→ **AIM**:
Using the records that follow, copy every line containing the word "chart".

[Begin RECORDS FOR THIS EXERCISE]

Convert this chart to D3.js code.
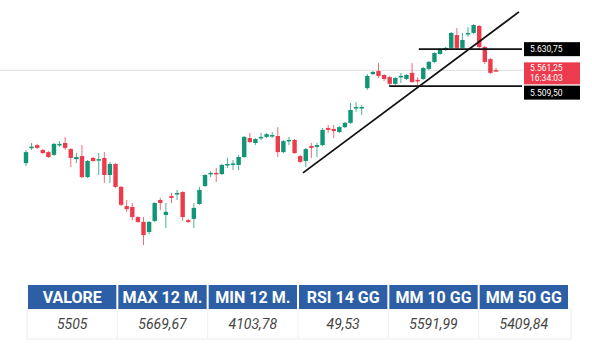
<!DOCTYPE html>
<html><head><meta charset="utf-8">
<script src="https://cdn.jsdelivr.net/npm/d3@7"></script>
<style>html,body{margin:0;padding:0;background:#fff;}svg{display:block;}</style>
</head><body>
<svg id="chart" width="592" height="354"></svg>
<script>
// Candles: [open, high, low, close]
const opens  = [5257,5308,5316,5300,5293,5284,5316,5323,5303,5270,5280,5211,5274,5267,5274,5218,5254,5179,5116,5113,5080,5064,5031,5067,5136,5087,5149,5156,5162,5070,5074,5123,5182,5223,5225,5221,5252,5252,5251,5277,5339,5323,5341,5343,5348,5346,5293,5331,5333,5280,5264,5313,5310,5316,5372,5369,5359,5375,5389,5439,5439,5503,5549,5559,5546,5539,5517,5541,5533,5553,5530,5533,5566,5589,5615,5628,5635,5677,5635,5682,5684,5707,5638,5598,5562];
const highs  = [5300,5323,5320,5303,5297,5323,5329,5343,5306,5290,5316,5267,5277,5290,5293,5261,5257,5182,5136,5126,5083,5080,5067,5129,5143,5126,5159,5169,5165,5074,5126,5179,5221,5231,5241,5254,5274,5267,5284,5346,5356,5339,5356,5356,5359,5375,5333,5343,5336,5284,5307,5323,5323,5372,5382,5382,5379,5392,5454,5457,5448,5549,5559,5585,5549,5543,5539,5553,5549,5585,5539,5572,5592,5621,5635,5638,5687,5700,5684,5703,5713,5710,5641,5602,5569];
const lows   = [5247,5300,5303,5287,5274,5280,5310,5300,5244,5257,5208,5208,5261,5218,5192,5192,5175,5116,5097,5070,5061,4988,5024,5064,5103,5044,5126,5136,5067,5061,5044,5120,5179,5211,5195,5218,5241,5234,5234,5274,5323,5316,5333,5339,5339,5277,5290,5316,5287,5257,5244,5274,5277,5313,5356,5339,5356,5372,5385,5425,5415,5497,5546,5536,5526,5513,5513,5520,5530,5520,5513,5530,5562,5585,5612,5625,5631,5631,5631,5671,5680,5628,5582,5549,5556];
const closes = [5293,5311,5307,5290,5277,5320,5320,5307,5274,5277,5211,5264,5264,5270,5218,5254,5179,5120,5106,5080,5064,5021,5064,5126,5126,5097,5143,5159,5080,5064,5110,5169,5218,5225,5221,5251,5254,5256,5277,5343,5326,5336,5343,5352,5349,5293,5329,5333,5290,5261,5303,5307,5316,5366,5366,5362,5375,5389,5431,5441,5441,5543,5556,5543,5533,5517,5536,5543,5546,5523,5526,5569,5589,5618,5631,5635,5684,5635,5661,5684,5710,5638,5589,5553,5561.25];

const lastPrice = 5561.25;
const lastTime = "16:34:03";
const resistance = 5630.75;
const support = 5509.50;
const resistanceStart = 70.2;   // candle index where drawn line starts
const supportStart = 64.9;
const trendPoints = [[49.5, 5225], [88.1, 5753]];

const tableHeaders = ["VALORE", "MAX 12 M.", "MIN 12 M.", "RSI 14 GG", "MM 10 GG", "MM 50 GG"];
const tableValues  = ["5505", "5669,67", "4103,78", "49,53", "5591,99", "5409,84"];

const fmtIt = v => {
  const s = v.toFixed(2).split(".");
  return s[0].replace(/\B(?=(\d{3})+(?!\d))/g, ".") + "," + s[1];
};

const svg = d3.select("#chart");
const GREEN = "#109575", RED = "#ec3b4c";

const x = d3.scaleLinear().domain([0, opens.length - 1]).range([26, 496]);
const y = d3.scaleLinear().domain([4939.2, 5792]).range([260, 0]);
const labelX = 522;

const candles = opens.map((o, i) => ({i, o, h: highs[i], l: lows[i], c: closes[i]}));

// last price faint line
svg.append("line").attr("x1", 0).attr("x2", labelX)
  .attr("y1", y(lastPrice)).attr("y2", y(lastPrice))
  .attr("stroke", "#dcdcdc").attr("stroke-width", 1);

const g = svg.append("g");
g.selectAll("line.wick").data(candles).join("line").attr("class", "wick")
  .attr("x1", d => x(d.i)).attr("x2", d => x(d.i))
  .attr("y1", d => y(d.h)).attr("y2", d => y(d.l))
  .attr("stroke", d => d.c >= d.o ? GREEN : RED).attr("stroke-width", 1).attr("opacity", 0.75);
g.selectAll("rect.body").data(candles).join("rect").attr("class", "body")
  .attr("x", d => x(d.i) - 2.2).attr("width", 4.4)
  .attr("y", d => y(Math.max(d.o, d.c)))
  .attr("height", d => Math.max(1.5, Math.abs(y(d.o) - y(d.c))))
  .attr("fill", d => d.c >= d.o ? GREEN : RED);

// horizontal levels
svg.append("line").attr("x1", x(resistanceStart)).attr("x2", labelX)
  .attr("y1", y(resistance)).attr("y2", y(resistance)).attr("stroke", "#111").attr("stroke-width", 1.6);
svg.append("line").attr("x1", x(supportStart)).attr("x2", labelX)
  .attr("y1", y(support)).attr("y2", y(support)).attr("stroke", "#111").attr("stroke-width", 1.6);

// trend line
svg.append("line")
  .attr("x1", x(trendPoints[0][0])).attr("y1", y(trendPoints[0][1]))
  .attr("x2", x(trendPoints[1][0])).attr("y2", y(trendPoints[1][1]))
  .attr("stroke", "#111").attr("stroke-width", 1.8);

// price labels
const lab = svg.append("g").attr("font-family", "Roboto, 'DejaVu Sans', sans-serif").attr("font-size", 8.5).attr("fill", "#fff");
function box(yc, h, color) {
  lab.append("rect").attr("x", 524).attr("y", yc - h / 2).attr("width", 56).attr("height", h).attr("fill", color);
}
box(y(resistance), 14, "#000");
lab.append("text").attr("x", 530).attr("y", y(resistance) + 3).text(fmtIt(resistance));
box(y(lastPrice) + 3, 22, RED);
lab.append("text").attr("x", 530).attr("y", y(lastPrice) + 1).text(fmtIt(lastPrice));
lab.append("text").attr("x", 530).attr("y", y(lastPrice) + 10.5).text(lastTime);
box(y(support) + 6.5, 14, "#000");
lab.append("text").attr("x", 530).attr("y", y(support) + 9.5).text(fmtIt(support));

// table
const colX = d3.scaleBand().domain(tableHeaders).range([28, 570]);
const tY = 285, hH = 24, rH = 30;
const tg = svg.append("g");
tg.append("rect").attr("x", 27).attr("y", tY + hH).attr("width", 544).attr("height", rH)
  .attr("fill", "#fff").attr("stroke", "#ececec");
tg.selectAll("rect.h").data(tableHeaders).join("rect").attr("class", "h")
  .attr("x", d => colX(d)).attr("y", tY).attr("width", colX.bandwidth() - 2).attr("height", hH)
  .attr("fill", "#2c5fa5");
tg.selectAll("line.sep").data(tableHeaders.slice(1)).join("line").attr("class", "sep")
  .attr("x1", d => colX(d) - 1).attr("x2", d => colX(d) - 1)
  .attr("y1", tY + hH).attr("y2", tY + hH + rH).attr("stroke", "#f0f0f0");
tg.selectAll("text.h").data(tableHeaders).join("text").attr("class", "h")
  .attr("x", d => colX(d) + colX.bandwidth() / 2 - 1).attr("y", tY + hH / 2 + 5.5)
  .attr("text-anchor", "middle").attr("fill", "#fff")
  .attr("font-family", "'Liberation Sans Narrow', 'Roboto', sans-serif").attr("font-weight", "bold").attr("font-size", 16)
  .text(d => d);
tg.selectAll("text.v").data(tableValues).join("text").attr("class", "v")
  .attr("x", (d, i) => colX(tableHeaders[i]) + colX.bandwidth() / 2 - 1).attr("y", tY + hH + rH / 2 + 5)
  .attr("text-anchor", "middle").attr("fill", "#444")
  .attr("font-family", "'Liberation Sans Narrow', 'Roboto', sans-serif").attr("font-style", "italic").attr("font-size", 14)
  .text(d => d);
</script>
</body></html>
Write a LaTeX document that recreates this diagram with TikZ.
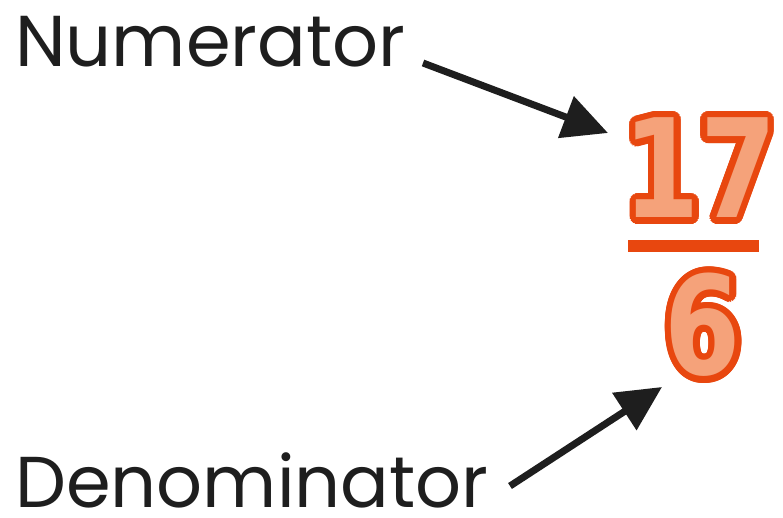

[End RECORDS FOR THIS EXERCISE]

→ **CORRECT RESULT**:
Convert this chart to D3.js code.
<svg id="chart" width="592" height="354"></svg>
const svg = d3.select("#chart");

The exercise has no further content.